Mars Rocks’ Metal Discovery Suggests Possible Ancient Life

Mars Rocks’ Metal Discovery Suggests Possible Ancient Life

NASA’s Perseverance rover recorded unusually high nickel levels in rocks of Neretva Vallis. The valley once channeled water into Jezero Crater’s ancient delta.

Perseverance made the observations in 2024 while examining exposed bedrock. One pale outcrop was nicknamed Bright Angel.

Sampling results and measurements

Scientists analyzed 126 sedimentary rocks and eight rock surfaces. Thirty-two samples contained nickel concentrations up to 1.1 percent by weight.

Nickel is commonly found on Mars as meteorite fragments. These readings are the strongest surface detections outside iron-nickel meteorites.

Minerals and chemical context

Bright Angel and nearby rocks contained iron-sulfide minerals similar to pyrite. The team also detected organic compounds in the same area.

Iron-sulfide on Earth often forms in oxygen-poor, or reducing, settings. Finding it here suggests similar chemical conditions once existed in Neretva Vallis.

Sources and movement of metal

Researchers propose nickel arrived partly via meteorite input. Water flowing through sediments then dissolved and redistributed the metal.

Flows in the valley likely drove long-term chemical reactions in those sediments. That dynamic watery history shaped the observed mineralogy.

Implications for habitability

On Earth, nickel is an essential element for many microbes. The detected concentrations imply nickel could have been bioavailable on ancient Mars.

Combined with organics and reduced sulfur, the assemblage mirrors environments that support anaerobic life on early Earth. Scientists do not claim proof of life.

This metal discovery in Mars rocks adds weight to ideas about possible ancient life. It highlights that key ingredients were present in Jezero’s deposits.

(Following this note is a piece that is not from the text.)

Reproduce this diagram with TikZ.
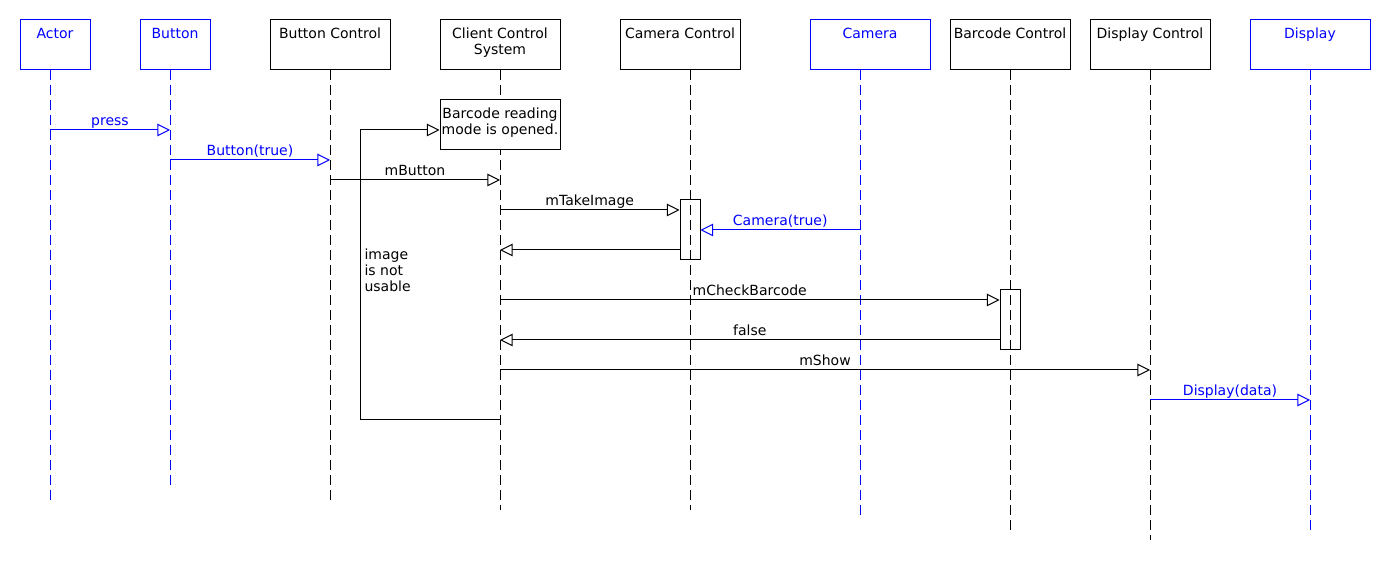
\documentclass[tikz,border=0pt]{standalone}
\usepackage{fontspec}
\setmainfont{DejaVu Sans}
\usepackage{tikz}
\usetikzlibrary{arrows.meta}
\tikzstyle{sequence} = [x = 0.75pt, y = -0.75pt, font = \fontsize{10.5}{12}\selectfont, line width = 0.75pt]
\definecolor{actorBlue}{RGB}{0,0,255}
\tikzstyle{objectBox} = [draw, minimum height = 37.5pt, inner sep = 0pt]
\tikzstyle{wideBox} = [objectBox, minimum width = 90pt]
\tikzstyle{narrowBox} = [objectBox, minimum width = 52.5pt]
\tikzstyle{boxText} = [anchor = north, align = center, inner sep = 6pt]
\tikzstyle{lifeLine} = [dash pattern = on 7.5pt off 3.75pt]
\tikzstyle{activation} = [draw, minimum width = 15pt, minimum height = 45pt, inner sep = 0pt]
\tikzstyle{noteBox} = [draw, fill = white, minimum width = 90pt, minimum height = 37.5pt, inner sep = 0pt]
\tikzstyle{messageArrow} = [-{Triangle[open, length = 9.5pt, width = 9.5pt]}]
\tikzstyle{messageText} = [midway, anchor = base, yshift = 3pt, inner sep = 0pt]
\newcommand{\objectLifeline}[7]{
  \node [#2, draw = #3, label = {[boxText, text = #3]north:#7}] (#1) at (#4, 45) {};
  \coordinate (#1Top) at (#5, 70);
  \coordinate (#1End) at (#5, #6);
  \draw [lifeLine, #3] (#1Top) -- (#1End);
}
\newcommand{\callMessage}[5]{
  \draw [messageArrow, #1] (#2 |- 0, #4) -- node [messageText] {#5} (#3 |- 0, #4);
}

\begin{document}
\begin{tikzpicture}[sequence]
          \useasboundingbox (0, 0) rectangle (1390, 580);
          \objectLifeline{actor}{narrowBox}{actorBlue}{55}{50}{500}{Actor}
          \objectLifeline{button}{narrowBox}{actorBlue}{175}{170}{490}{Button}
          \objectLifeline{buttonControl}{wideBox}{black}{330}{330}{500}{Button Control}
          \objectLifeline{client}{wideBox}{black}{500}{500}{510}{Client Control\\System}
          \objectLifeline{cameraControl}{wideBox}{black}{680}{690}{510}{Camera Control}
          \objectLifeline{camera}{wideBox}{actorBlue}{870}{860}{520}{Camera}
          \objectLifeline{barcodeControl}{wideBox}{black}{1010}{1010}{530}{Barcode Control}
          \objectLifeline{displayControl}{wideBox}{black}{1150}{1150}{540}{Display Control}
          \objectLifeline{display}{wideBox}{actorBlue}{1310}{1310}{530}{Display}

          \node [noteBox, label = {[boxText]north:Barcode reading\\mode is opened.}] (note) at (500, 125) {};
          \node [activation] (cameraControlAct) at (690, 230) {};
          \node [activation] (barcodeControlAct) at (1010, 320) {};

          \coordinate (loopStart) at (clientTop |- 0, 420);
          \coordinate (loopCorner) at (360, 130);
          \draw [messageArrow] (loopStart) -| (loopCorner) -- (note.west |- loopCorner);
          \node [anchor = north west, align = left, inner sep = 0pt] (loopText) at (364, 248) {image\\is not\\usable};

          \callMessage{actorBlue}{actorTop}{buttonTop}{130}{press}
          \callMessage{actorBlue}{buttonTop}{buttonControlTop}{160}{Button(true)}
          \callMessage{black}{buttonControlTop}{clientTop}{180}{mButton}
          \callMessage{black}{clientTop}{cameraControlAct.west}{210}{mTakeImage}
          \callMessage{actorBlue}{cameraTop}{cameraControlAct.east}{230}{Camera(true)}
          \callMessage{black}{cameraControlAct.west}{clientTop}{250}{}
          \callMessage{black}{clientTop}{barcodeControlAct.west}{300}{mCheckBarcode}
          \callMessage{black}{barcodeControlAct.west}{clientTop}{340}{false}
          \callMessage{black}{clientTop}{displayControlTop}{370}{mShow}
          \callMessage{actorBlue}{displayControlTop}{displayTop}{400}{Display(data)}
        \end{tikzpicture}
\end{document}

Age, exploration, and publication

The rocks in Neretva Vallis may be younger than other parts of Jezero Crater. That suggests potentially habitable conditions might have persisted beyond Mars’s earliest epochs.

Lead researcher Henry Manelski of Purdue University noted the findings place new constraints on how these rocks formed. The study appears in Nature Communications.